* Exercise objective:
Filter the entries below, keeping every line that has the word "script".

* Information provided:
=======

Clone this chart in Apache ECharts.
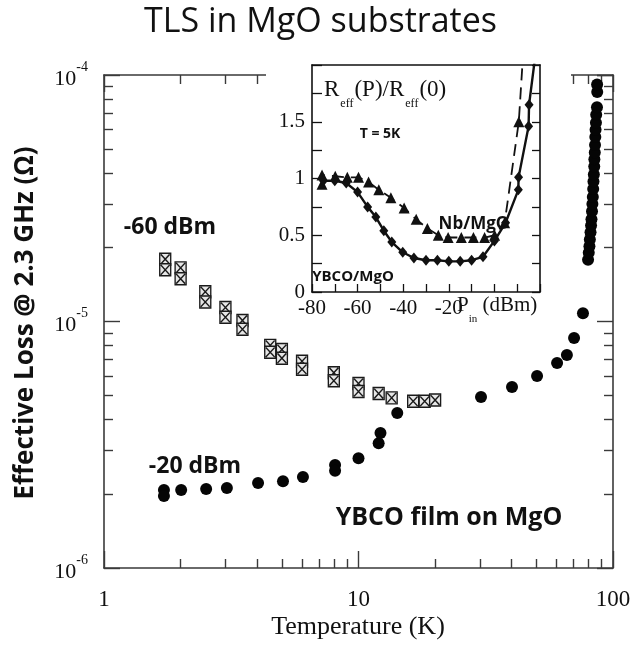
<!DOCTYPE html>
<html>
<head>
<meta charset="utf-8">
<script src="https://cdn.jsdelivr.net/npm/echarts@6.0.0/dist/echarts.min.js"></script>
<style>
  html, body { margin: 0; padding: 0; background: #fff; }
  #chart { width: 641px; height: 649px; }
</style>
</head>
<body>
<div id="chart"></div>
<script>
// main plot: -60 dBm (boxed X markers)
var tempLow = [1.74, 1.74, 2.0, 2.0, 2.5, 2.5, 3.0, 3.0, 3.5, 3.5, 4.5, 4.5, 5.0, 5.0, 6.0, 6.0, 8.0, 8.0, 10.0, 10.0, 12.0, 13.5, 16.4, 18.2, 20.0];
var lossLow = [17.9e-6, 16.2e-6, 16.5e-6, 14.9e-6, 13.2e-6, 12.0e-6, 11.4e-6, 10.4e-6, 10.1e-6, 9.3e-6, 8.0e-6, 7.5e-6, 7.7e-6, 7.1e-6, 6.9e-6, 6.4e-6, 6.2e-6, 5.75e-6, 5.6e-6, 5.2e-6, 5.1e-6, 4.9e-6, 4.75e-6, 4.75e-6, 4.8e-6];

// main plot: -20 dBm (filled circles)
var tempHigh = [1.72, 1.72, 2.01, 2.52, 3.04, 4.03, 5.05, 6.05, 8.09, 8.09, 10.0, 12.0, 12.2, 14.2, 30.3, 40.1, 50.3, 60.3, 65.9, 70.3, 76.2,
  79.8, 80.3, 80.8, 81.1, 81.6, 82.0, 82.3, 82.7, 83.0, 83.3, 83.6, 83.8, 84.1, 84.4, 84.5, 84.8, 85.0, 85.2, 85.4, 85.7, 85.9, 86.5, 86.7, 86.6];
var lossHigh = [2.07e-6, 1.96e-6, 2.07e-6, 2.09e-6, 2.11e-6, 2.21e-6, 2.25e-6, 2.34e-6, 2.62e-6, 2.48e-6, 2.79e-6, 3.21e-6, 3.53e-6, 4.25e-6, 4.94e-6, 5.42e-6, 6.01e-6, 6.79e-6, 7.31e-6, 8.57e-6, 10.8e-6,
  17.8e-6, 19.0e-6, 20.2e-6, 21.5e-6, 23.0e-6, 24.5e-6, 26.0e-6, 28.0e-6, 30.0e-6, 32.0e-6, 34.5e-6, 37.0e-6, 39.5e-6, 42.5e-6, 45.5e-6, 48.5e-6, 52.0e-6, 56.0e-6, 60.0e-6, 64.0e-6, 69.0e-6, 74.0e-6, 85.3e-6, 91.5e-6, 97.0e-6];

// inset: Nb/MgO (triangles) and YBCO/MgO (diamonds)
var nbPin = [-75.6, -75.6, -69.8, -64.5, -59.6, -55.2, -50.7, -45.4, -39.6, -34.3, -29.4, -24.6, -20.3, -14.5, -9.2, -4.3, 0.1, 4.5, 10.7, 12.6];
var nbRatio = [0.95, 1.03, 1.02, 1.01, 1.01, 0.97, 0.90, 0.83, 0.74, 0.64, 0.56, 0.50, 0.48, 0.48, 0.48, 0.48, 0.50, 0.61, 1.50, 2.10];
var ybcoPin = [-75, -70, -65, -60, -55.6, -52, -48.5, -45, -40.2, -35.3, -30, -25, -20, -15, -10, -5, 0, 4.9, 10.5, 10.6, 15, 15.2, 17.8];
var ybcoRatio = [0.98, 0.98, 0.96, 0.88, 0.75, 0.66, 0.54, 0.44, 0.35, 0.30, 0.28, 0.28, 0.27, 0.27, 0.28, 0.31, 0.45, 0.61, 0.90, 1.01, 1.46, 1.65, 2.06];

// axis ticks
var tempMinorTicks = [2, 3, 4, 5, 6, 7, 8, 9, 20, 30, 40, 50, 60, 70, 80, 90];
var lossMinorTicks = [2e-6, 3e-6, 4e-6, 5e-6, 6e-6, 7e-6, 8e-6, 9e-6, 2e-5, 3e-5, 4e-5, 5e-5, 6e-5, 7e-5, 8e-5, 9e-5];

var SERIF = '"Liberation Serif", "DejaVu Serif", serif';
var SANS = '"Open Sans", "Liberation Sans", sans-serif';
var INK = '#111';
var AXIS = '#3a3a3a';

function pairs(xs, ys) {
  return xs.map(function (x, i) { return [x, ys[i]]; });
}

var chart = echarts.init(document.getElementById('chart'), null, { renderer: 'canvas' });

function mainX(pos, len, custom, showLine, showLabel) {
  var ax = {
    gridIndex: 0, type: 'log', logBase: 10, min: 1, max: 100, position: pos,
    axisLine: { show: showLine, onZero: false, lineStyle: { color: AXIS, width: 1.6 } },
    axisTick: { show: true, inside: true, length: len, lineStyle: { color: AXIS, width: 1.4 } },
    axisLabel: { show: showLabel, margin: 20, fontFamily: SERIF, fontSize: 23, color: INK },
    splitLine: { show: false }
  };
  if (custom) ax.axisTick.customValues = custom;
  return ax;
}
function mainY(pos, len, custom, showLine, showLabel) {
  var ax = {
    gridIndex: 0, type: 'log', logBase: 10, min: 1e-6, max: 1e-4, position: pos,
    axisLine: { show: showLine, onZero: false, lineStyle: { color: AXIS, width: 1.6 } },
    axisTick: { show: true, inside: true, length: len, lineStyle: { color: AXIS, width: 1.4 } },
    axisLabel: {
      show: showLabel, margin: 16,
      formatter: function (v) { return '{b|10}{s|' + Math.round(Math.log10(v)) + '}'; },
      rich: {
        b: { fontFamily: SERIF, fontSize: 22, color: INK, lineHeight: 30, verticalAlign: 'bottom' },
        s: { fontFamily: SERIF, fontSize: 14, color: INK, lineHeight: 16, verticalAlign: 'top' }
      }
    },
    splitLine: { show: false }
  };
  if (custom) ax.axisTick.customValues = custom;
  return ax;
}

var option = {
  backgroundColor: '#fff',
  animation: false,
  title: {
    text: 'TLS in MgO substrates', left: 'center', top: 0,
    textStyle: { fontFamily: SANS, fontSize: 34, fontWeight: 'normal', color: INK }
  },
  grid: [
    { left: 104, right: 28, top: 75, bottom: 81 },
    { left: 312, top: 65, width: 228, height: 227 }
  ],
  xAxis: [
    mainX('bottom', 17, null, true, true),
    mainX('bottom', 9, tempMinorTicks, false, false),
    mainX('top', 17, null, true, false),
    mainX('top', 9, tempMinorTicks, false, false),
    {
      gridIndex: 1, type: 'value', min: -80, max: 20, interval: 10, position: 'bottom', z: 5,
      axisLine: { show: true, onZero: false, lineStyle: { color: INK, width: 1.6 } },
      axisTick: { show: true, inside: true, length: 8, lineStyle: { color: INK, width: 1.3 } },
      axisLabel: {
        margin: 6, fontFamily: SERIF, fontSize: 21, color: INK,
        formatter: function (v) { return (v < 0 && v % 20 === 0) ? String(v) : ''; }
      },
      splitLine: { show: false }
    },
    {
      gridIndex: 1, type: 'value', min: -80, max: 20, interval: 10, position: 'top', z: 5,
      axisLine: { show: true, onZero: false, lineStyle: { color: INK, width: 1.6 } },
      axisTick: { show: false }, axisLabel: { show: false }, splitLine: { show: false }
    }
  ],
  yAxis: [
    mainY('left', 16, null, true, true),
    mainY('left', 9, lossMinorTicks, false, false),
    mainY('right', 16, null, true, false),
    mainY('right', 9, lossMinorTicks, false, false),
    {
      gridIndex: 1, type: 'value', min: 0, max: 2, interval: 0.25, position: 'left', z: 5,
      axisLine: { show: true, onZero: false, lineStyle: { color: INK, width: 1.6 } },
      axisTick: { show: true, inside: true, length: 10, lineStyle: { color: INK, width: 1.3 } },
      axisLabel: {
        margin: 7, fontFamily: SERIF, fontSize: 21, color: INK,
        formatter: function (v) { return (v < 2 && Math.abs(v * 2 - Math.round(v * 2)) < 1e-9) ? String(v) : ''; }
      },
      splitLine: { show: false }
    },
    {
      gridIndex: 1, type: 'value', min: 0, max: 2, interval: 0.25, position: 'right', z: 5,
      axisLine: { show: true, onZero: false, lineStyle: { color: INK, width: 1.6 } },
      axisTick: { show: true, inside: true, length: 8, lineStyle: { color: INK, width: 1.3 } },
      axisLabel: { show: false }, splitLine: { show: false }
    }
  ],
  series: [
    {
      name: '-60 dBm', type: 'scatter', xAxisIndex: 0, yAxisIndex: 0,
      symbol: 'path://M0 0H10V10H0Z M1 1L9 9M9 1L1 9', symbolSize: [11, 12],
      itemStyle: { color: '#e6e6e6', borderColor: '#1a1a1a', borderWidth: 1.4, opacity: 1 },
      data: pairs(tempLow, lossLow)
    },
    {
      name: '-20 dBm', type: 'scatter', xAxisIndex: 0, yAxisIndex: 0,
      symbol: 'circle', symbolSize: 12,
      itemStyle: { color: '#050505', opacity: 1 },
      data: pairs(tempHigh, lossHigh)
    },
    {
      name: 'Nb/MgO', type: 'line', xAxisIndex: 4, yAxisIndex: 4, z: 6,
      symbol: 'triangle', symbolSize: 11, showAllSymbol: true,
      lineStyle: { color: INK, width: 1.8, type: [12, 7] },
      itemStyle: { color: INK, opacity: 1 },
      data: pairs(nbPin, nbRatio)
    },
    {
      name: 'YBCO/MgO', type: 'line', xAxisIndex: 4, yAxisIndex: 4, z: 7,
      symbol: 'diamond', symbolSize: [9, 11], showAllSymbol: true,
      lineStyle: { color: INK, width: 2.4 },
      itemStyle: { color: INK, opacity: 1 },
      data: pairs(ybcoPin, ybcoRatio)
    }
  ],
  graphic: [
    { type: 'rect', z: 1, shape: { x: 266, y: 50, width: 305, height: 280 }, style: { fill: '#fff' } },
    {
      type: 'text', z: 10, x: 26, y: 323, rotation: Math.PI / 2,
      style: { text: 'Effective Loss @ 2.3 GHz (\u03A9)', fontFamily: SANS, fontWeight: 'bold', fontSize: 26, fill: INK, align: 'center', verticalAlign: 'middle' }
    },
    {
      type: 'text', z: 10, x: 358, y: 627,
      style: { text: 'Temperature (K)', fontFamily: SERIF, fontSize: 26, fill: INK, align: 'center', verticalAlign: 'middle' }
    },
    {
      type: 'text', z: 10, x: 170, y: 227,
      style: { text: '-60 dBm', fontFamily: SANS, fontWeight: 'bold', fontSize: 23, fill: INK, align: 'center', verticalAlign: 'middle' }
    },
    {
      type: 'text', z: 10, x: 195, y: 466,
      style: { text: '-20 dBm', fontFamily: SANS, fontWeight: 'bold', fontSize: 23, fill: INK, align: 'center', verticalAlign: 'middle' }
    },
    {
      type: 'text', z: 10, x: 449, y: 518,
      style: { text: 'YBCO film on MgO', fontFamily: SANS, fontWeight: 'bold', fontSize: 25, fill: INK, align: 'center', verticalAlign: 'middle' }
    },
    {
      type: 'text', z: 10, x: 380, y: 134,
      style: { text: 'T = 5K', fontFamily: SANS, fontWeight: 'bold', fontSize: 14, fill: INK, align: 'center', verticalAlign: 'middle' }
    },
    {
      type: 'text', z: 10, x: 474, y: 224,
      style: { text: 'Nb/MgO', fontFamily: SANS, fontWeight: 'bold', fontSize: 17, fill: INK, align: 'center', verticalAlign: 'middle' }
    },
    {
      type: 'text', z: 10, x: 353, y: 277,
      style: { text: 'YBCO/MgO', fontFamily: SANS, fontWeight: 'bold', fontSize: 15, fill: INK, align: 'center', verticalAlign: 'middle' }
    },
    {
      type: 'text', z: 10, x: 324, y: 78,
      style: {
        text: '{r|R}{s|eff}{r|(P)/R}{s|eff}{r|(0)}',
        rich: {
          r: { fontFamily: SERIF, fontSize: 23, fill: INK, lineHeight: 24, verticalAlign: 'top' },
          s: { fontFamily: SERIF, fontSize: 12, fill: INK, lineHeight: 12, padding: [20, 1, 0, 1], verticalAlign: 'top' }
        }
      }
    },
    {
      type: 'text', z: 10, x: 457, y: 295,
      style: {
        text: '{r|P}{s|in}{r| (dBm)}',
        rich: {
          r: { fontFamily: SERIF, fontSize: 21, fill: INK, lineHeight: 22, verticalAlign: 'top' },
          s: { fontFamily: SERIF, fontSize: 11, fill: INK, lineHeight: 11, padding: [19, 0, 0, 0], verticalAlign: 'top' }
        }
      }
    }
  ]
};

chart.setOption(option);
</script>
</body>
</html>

=======

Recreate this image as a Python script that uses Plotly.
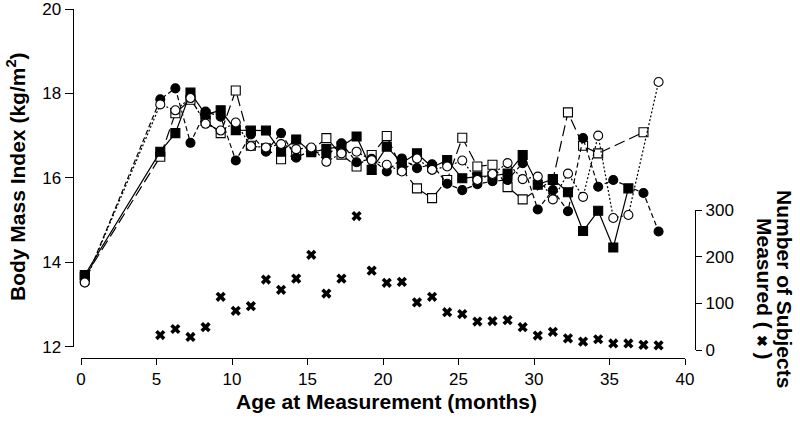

=======

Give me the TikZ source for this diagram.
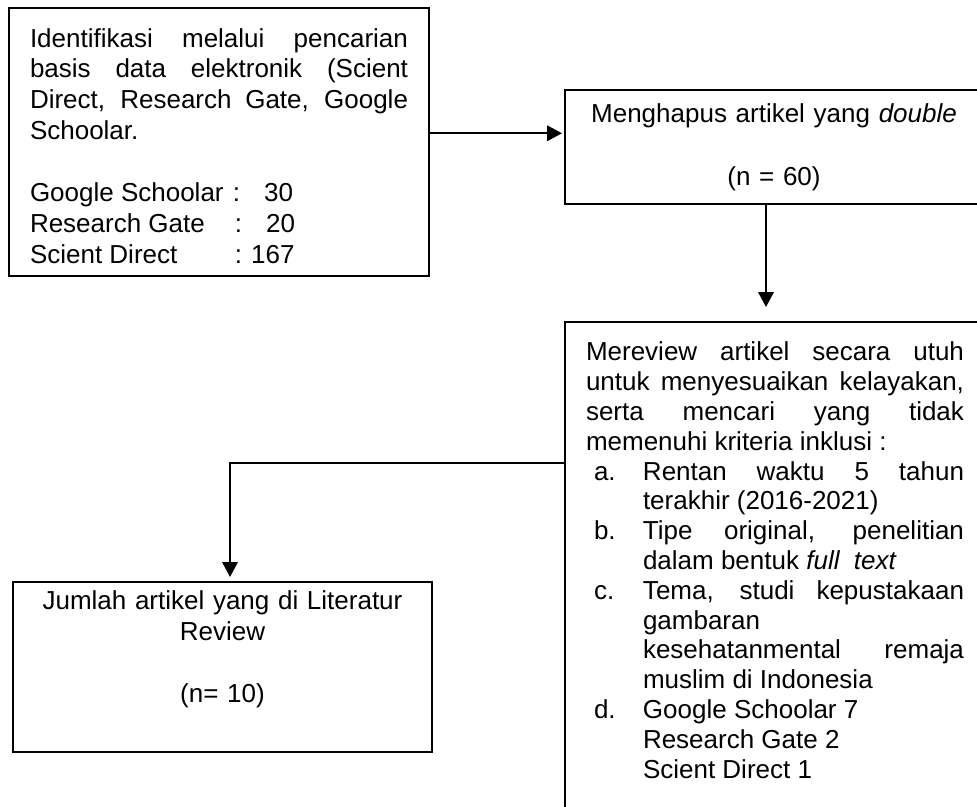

=======

* Correct output:
<script src="https://cdn.jsdelivr.net/npm/echarts@6.0.0/dist/echarts.min.js"></script>
<script>
</script>
Recreate this image as a Python script that uses Plotly.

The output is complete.